SIMS Investor Update
Market Update
The recent unrest between Russia and Ukraine has unnerved investors, sparking significant selloffs across asset classes in favor of safe-haven assets. The ongoing geopolitical conflict, poses a risk to an already dimmed global growth forecast, casting a spillover effect on the financial markets. This, coupled with interest rate hike expectations in developed markets, has seen capital outflow from frontier and emerging markets, exerting pressure on their respective currencies and yields.
In Ghana, the cedi has experienced a dramatic decline (-14.63% YTD), undermined by negative investor sentiment and increased speculative activity. Demand for the dollar by corporate and offshore investors have surged amid the Bank of Ghana intervention on both the spot and forward markets. Market data for 8th March depicted sustained FX demand with Central Bank auctioning ~US$75 million on the FX forward market against total bids of ~US$296.75 from offshore and corporate clients.

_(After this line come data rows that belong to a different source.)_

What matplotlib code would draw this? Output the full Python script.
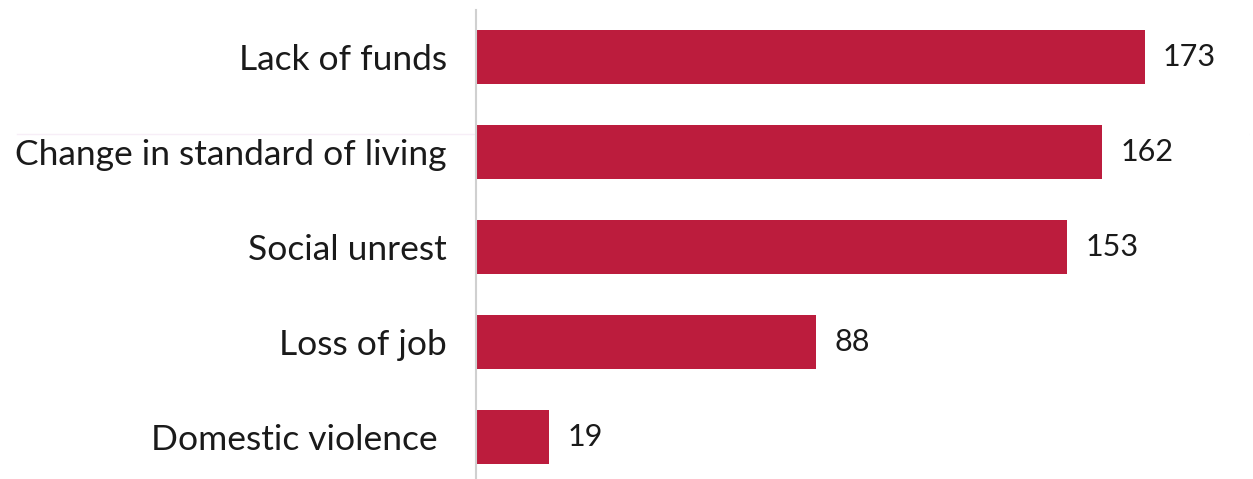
import matplotlib
matplotlib.use("Agg")
import matplotlib.pyplot as plt
from matplotlib.lines import Line2D

categories = ["Lack of funds", "Change in standard of living", "Social unrest", "Loss of job", "Domestic violence "]
values = [173, 162, 153, 88, 19]

plt.rcParams['font.family'] = ['Lato', 'DejaVu Sans']

W, H = 1253, 479
fig = plt.figure(figsize=(W/100, H/100), dpi=100)
ax = fig.add_axes([476/W, 0, (1249-476)/W, (479-10)/H])

ypos = list(range(len(categories)))
ax.barh(ypos, values, height=0.567, color="#BC1C3D")
ax.set_xlim(0, 200)
ax.set_ylim(4.44, -0.49)

for y, v in zip(ypos, values):
    ax.text(v + 4.7, y, str(v), va="center", ha="left", fontsize=22,
            color="#1a1a1a")

ax.set_yticks(ypos)
ax.set_yticklabels(categories, fontsize=25.5, color="#1a1a1a")
ax.tick_params(axis="y", length=0, pad=21)
ax.set_xticks([])
for s in ["top", "right", "bottom"]:
    ax.spines[s].set_visible(False)
ax.spines["left"].set_color("#d0d0d0")
ax.spines["left"].set_linewidth(1.5)

fig.add_artist(Line2D([17/W, 1248/W], [1 - 134/H, 1 - 134/H], transform=fig.transFigure,
                      color="#f7eef7", linewidth=1, zorder=0))

fig.savefig("out.png", dpi=100)
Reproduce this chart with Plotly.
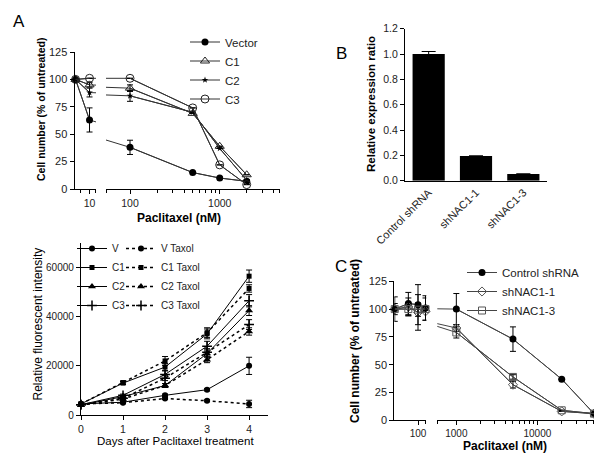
import math
import plotly.graph_objects as go

# ---------------- DATA ----------------
# Panel A (top): cell number vs paclitaxel; first position = untreated
conc_a = [7, 10, 100, 500, 1000, 2000]
vector = [100, 63, 38, 15, 10, 7]
vector_err = [0, 11, 6.5, 0, 0, 0]
c1 = [100, 95, 92, 69, 39, 13]
c1_err = [0, 2, 3, 0, 0, 0]
c2 = [100, 88, 85, 70, 37, 8]
c2_err = [0, 4, 5, 0, 0, 0]
c3 = [100, 101, 101, 74, 22, 4]
c3_err = [0, 0, 0, 0, 0, 0]

# Panel A (bottom): fluorescence over days
days = [0, 1, 2, 3, 4]
v_ctrl = [4500, 5200, 8000, 10300, 20000]
v_ctrl_err = [300, 300, 500, 500, 3500]
v_taxol = [4500, 5000, 6700, 5800, 4500]
v_taxol_err = [300, 300, 400, 400, 1500]
c1_ctrl = [4500, 13000, 19500, 33000, 56500]
c1_ctrl_err = [300, 600, 1500, 2000, 2500]
c1_taxol = [4500, 13200, 22000, 33500, 51500]
c1_taxol_err = [300, 600, 1800, 2000, 1500]
c2_ctrl = [4000, 7500, 12000, 25000, 42500]
c2_ctrl_err = [300, 500, 800, 1500, 2000]
c2_taxol = [4000, 6500, 12000, 22500, 34000]
c2_taxol_err = [300, 500, 800, 1200, 1500]
c3_ctrl = [4200, 8000, 16500, 28000, 46500]
c3_ctrl_err = [300, 500, 1500, 2000, 2500]
c3_taxol = [4200, 6800, 15000, 25500, 36800]
c3_taxol_err = [300, 500, 1000, 1500, 2000]

# Panel B: relative expression
groups_b = ["Control shRNA", "shNAC1-1", "shNAC1-3"]
expr = [1.0, 0.195, 0.053]
expr_err = [0.02, 0, 0]

# Panel C: cell number vs paclitaxel
conc_c = [50, 75, 100, 125, 1000, 5000, 20000, 50000]
ctrl_sh = [100, 105, 104, 101, 100, 73, 37, 6]
ctrl_sh_err = [11, 10, 18, 11, 14, 11, 0, 0]
sh1 = [100, 102, 97, 98, 83, 32, 8, 6]
sh1_err = [0, 8, 16, 0, 3, 3, 0, 0]
sh3 = [100, 100, 99.5, 100, 79, 39, 9, 6]
sh3_err = [5, 6, 6, 10, 5, 2, 0, 0]

# ---------------- LAYOUT HELPERS ----------------
W, H = 602, 453
def px(x):
    return x / W
def py(y):
    return 1 - y / H

FONT = "Liberation Sans, Arial, sans-serif"
TXT = "#222"

fig = go.Figure()

def err(arr, w=3):
    return dict(type="data", array=arr, visible=True, color="black", thickness=1, width=w)

def seg(xs, ys, errs, xa, ya, lo, hi, name, marker, line, legend="legend", showlegend=False):
    # connector: full series, clipped to this axis segment
    fig.add_trace(go.Scatter(x=xs, y=ys, mode="lines", line=line, xaxis=xa, yaxis=ya,
                             showlegend=False, hoverinfo="skip"))
    idx = [i for i, x in enumerate(xs) if lo <= x <= hi]
    fig.add_trace(go.Scatter(x=[xs[i] for i in idx], y=[ys[i] for i in idx],
                             error_y=err([errs[i] for i in idx]),
                             mode="lines+markers", line=line, marker=marker,
                             xaxis=xa, yaxis=ya, cliponaxis=False, name=name,
                             legend=legend, showlegend=showlegend))

# ---- Panel A top ----
lineA = dict(color="#333", width=1)
seriesA = [
    ("Vector", vector, vector_err, dict(symbol="circle", size=7, color="black")),
    ("C1", c1, c1_err, dict(symbol="triangle-up-open", size=8, color="#222", line=dict(width=1))),
    ("C2", c2, c2_err, dict(symbol="star", size=5, color="black")),
    ("C3", c3, c3_err, dict(symbol="circle-open", size=8, color="#222", line=dict(width=1))),
]
A_left = (6.85, 11.8)
A_right = (54, 4700)
for name, ys, es, mk in seriesA:
    seg(conc_a, ys, es, "x", "y", A_left[0], A_left[1], name, mk, lineA, "legend", False)
    seg(conc_a, ys, es, "x2", "y", A_right[0], A_right[1], name, mk, lineA, "legend", True)

# ---- Panel A bottom ----
seriesB = [
    ("V", v_ctrl, v_ctrl_err, "circle", 6, "solid", "legend2"),
    ("C1", c1_ctrl, c1_ctrl_err, "square", 5, "solid", "legend2"),
    ("C2", c2_ctrl, c2_ctrl_err, "triangle-up", 7, "solid", "legend2"),
    ("C3", c3_ctrl, c3_ctrl_err, "cross-thin", 7, "solid", "legend2"),
    ("V Taxol", v_taxol, v_taxol_err, "circle", 6, "dot", "legend3"),
    ("C1 Taxol", c1_taxol, c1_taxol_err, "square", 5, "dot", "legend3"),
    ("C2 Taxol", c2_taxol, c2_taxol_err, "triangle-up", 7, "dot", "legend3"),
    ("C3 Taxol", c3_taxol, c3_taxol_err, "cross-thin", 7, "dot", "legend3"),
]
for name, ys, es, sym, sz, dash, lg in seriesB:
    mk = dict(symbol=sym, size=sz, color="black", line=dict(width=1.5 if sym == "cross-thin" else 0, color="black"))
    fig.add_trace(go.Scatter(x=days, y=ys, error_y=err(es), mode="lines+markers",
                             line=dict(color="black", width=1 if dash == "solid" else 1.5, dash=dash),
                             marker=mk, name=name, xaxis="x3", yaxis="y2",
                             cliponaxis=False, legend=lg))

# ---- Panel B ----
fig.add_trace(go.Bar(x=groups_b, y=expr, error_y=err(expr_err, 7), marker=dict(color="black", line=dict(width=0)),
                     width=0.68, xaxis="x4", yaxis="y3", showlegend=False))

# ---- Panel C ----
seriesC = [
    ("Control shRNA", ctrl_sh, ctrl_sh_err, dict(symbol="circle", size=7, color="black")),
    ("shNAC1-1", sh1, sh1_err, dict(symbol="diamond-open", size=7, color="#555", line=dict(width=1))),
    ("shNAC1-3", sh3, sh3_err, dict(symbol="square-open", size=7, color="#555", line=dict(width=1))),
]
lineC = dict(color="#444", width=1)
C_left = (49.5, 128)
C_right = (582, 66500)
for name, ys, es, mk in seriesC:
    seg(conc_c, ys, es, "x5", "y4", C_left[0], C_left[1], name, mk, lineC, "legend4", False)
    seg(conc_c, ys, es, "x6", "y4", C_right[0], C_right[1], name, mk, lineC, "legend4", True)

# ---------------- AXES ----------------
def ax(**kw):
    base = dict(showline=True, linecolor="black", linewidth=1.3, ticks="outside", ticklen=4,
                tickcolor="black", tickwidth=1, showgrid=False, zeroline=False, automargin=False,
                tickfont=dict(family=FONT, size=10.5, color=TXT), fixedrange=True)
    base.update(kw)
    return base

def minor(vals):
    return dict(tickmode="array", tickvals=vals, ticks="outside", ticklen=3, tickcolor="black", tickwidth=1)

lg10 = math.log10
fig.update_layout(
    template="none",
    xaxis=ax(domain=[px(66.7), px(88)], anchor="y", type="log",
             range=[lg10(A_left[0]), lg10(A_left[1])], tickmode="array", tickvals=[10], ticktext=["10"],
             minor=minor([8, 11.6])),
    xaxis2=ax(domain=[px(98), px(272)], anchor="y", type="log",
              range=[lg10(A_right[0]), lg10(A_right[1])], tickmode="array",
              tickvals=[100, 1000], ticktext=["100", "1000"],
              minor=minor([55, 200, 300, 400, 500, 600, 700, 800, 900, 2000, 3000, 4000, 4650])),
    yaxis=ax(domain=[py(181), py(44)], anchor="x", range=[0, 125], tickmode="array",
             tickvals=[0, 25, 50, 75, 100, 125], tickfont=dict(family=FONT, size=11, color=TXT)),
    xaxis3=ax(domain=[px(73), px(260)], anchor="y2", range=[0, 4.45], tickmode="array",
              tickvals=days, tickfont=dict(family=FONT, size=10.5, color=TXT)),
    yaxis2=ax(domain=[py(407), py(235)], anchor="x3", range=[0, 70000], tickmode="array",
              tickvals=[0, 20000, 40000, 60000], tickformat="d",
              tickfont=dict(family=FONT, size=10, color=TXT)),
    xaxis4=ax(domain=[px(397), px(539)], anchor="y3", type="category", range=[-0.5, 2.5],
              ticks="", tickangle=-45, tickfont=dict(family=FONT, size=11, color=TXT)),
    yaxis3=ax(domain=[py(172.7), py(20.7)], anchor="x4", range=[0, 1.2], tickmode="array",
              tickvals=[0, 0.2, 0.4, 0.6, 0.8, 1.0, 1.2], tickformat=".1f",
              tickfont=dict(family=FONT, size=10.5, color=TXT)),
    xaxis5=ax(domain=[px(386.4), px(418.3)], anchor="y4", type="log",
              range=[lg10(C_left[0]), lg10(C_left[1])], tickmode="array",
              tickvals=[100], ticktext=["100"], minor=minor([125]),
              tickfont=dict(family=FONT, size=10, color=TXT)),
    xaxis6=ax(domain=[px(429.3), px(596)], anchor="y4", type="log",
              range=[lg10(C_right[0]), lg10(C_right[1])], tickmode="array",
              tickvals=[1000, 10000], ticktext=["1000", "10000"],
              minor=minor([590, 2000, 3000, 4000, 5000, 6000, 7000, 8000, 9000,
                           20000, 30000, 40000, 50000, 60000]),
              tickfont=dict(family=FONT, size=10, color=TXT)),
    yaxis4=ax(domain=[py(412.3), py(273.3)], anchor="x5", range=[0, 125], tickmode="array",
              tickvals=[0, 25, 50, 75, 100, 125], tickfont=dict(family=FONT, size=11, color=TXT)),
)

# ---------------- LEGENDS ----------------
def legend(x, y, size):
    return dict(x=px(x), y=py(y), xanchor="left", yanchor="top", bgcolor="rgba(0,0,0,0)",
                font=dict(family=FONT, size=size, color=TXT), tracegroupgap=0, itemwidth=30,
                traceorder="normal", borderwidth=0)

fig.update_layout(
    legend=legend(177, 19.5, 11.5),
    legend2=legend(64, 226, 10),
    legend3=legend(113, 226, 10),
    legend4=legend(454, 250, 11.5),
)

# ---------------- TEXT ----------------
def note(text, x, y, size, bold=False, angle=0):
    fig.add_annotation(text=f"<b>{text}</b>" if bold else text, x=px(x), y=py(y), xref="paper", yref="paper",
                       showarrow=False, textangle=angle, xanchor="center", yanchor="middle",
                       font=dict(family=FONT, size=size, color="black"))

note("Cell number (% of untreated)", 33, 101, 10.5, True, -90)
note("Paclitaxel (nM)", 171, 210, 12, True)
note("Relative fluorescent intensity", 29.5, 316, 12, False, -90)
note("Days after Paclitaxel treatment", 167.5, 433, 11.5)
note("Relative expression ratio", 363.5, 96.5, 11.5, True, -90)
note("Cell number (% of untreated)", 347, 333, 12, True, -90)
note("Paclitaxel (nM)", 496.5, 438, 12, True)
note("A", 11, 13, 17)
note("B", 333, 46, 17)
note("C", 333, 258, 17)

fig.update_layout(width=W, height=H, margin=dict(l=0, r=0, t=0, b=0, pad=0),
                  paper_bgcolor="white", plot_bgcolor="white",
                  font=dict(family=FONT, color=TXT))

fig.write_html("out.html")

In prior years, the Eurobond inflows during the first quarter, cushioned the currency from such steep declines. However, the current global interest rate trends and Ghana’s deteriorating fiscal position have made the Eurobond option unfavorable. The key concern for investors is the impact of a weak Cedi on their portfolios and possible hedging opportunities available on the market.
Outlook
Notwithstanding the inherent global risk and Ghana’s fiscal position, we view the recent plunge in the Cedi as short-lived. We expect the Cedi to stabilize once global certainty is restored as Ghana’s short-term liquidity risks are sufficiently contained by the strong forex reserve buffer of ~US$9.7 billion (4 months of import cover).
Additionally, expected forex inflows from the IMF Special Drawing Rights (SDR) receipts and various loan syndications during the year will potentially curb the recent currency depreciation.
We perceive the recent uncertainties in the market as transitory and encourage investors to focus on the medium-term outlook. We urge domestic investors seeking long-term sustainable returns to remain invested in their current holdings as market stabilization is imminent on the back of both fiscal and monetary interventions being rolled out.
Comparatively, Stanbic collective investment schemes have delivered attractive returns despite market volatilities. Historical data depicts Stanbic Income Fund Trust has delivered an average return of 18.4% above the 1-year GOG bond return of 16.7% over the last 5-years.
The geopolitical tension is however very fluid, hence concerned investors may consider adding risk hedging assets such as the New Gold Exchange Traded Fund (ETF) to their portfolios. Traditionally, Gold has been a safe haven in volatile markets given its inverse correlation to traditional asset classes. Investors with near-term forex liability may hold hard currency to mitigate further potential currency losses.
We believe cedi assets such as the Stanbic Income Fund Trust and Stanbic Cash Trust Fund will continue to provide sustainable returns to clients over a 1 year period and beyond.
Comparative Analysis
SIFT and Cash trust have over the years proven to outperform the dollar in the medium and long-term providing sustainable returns to clients.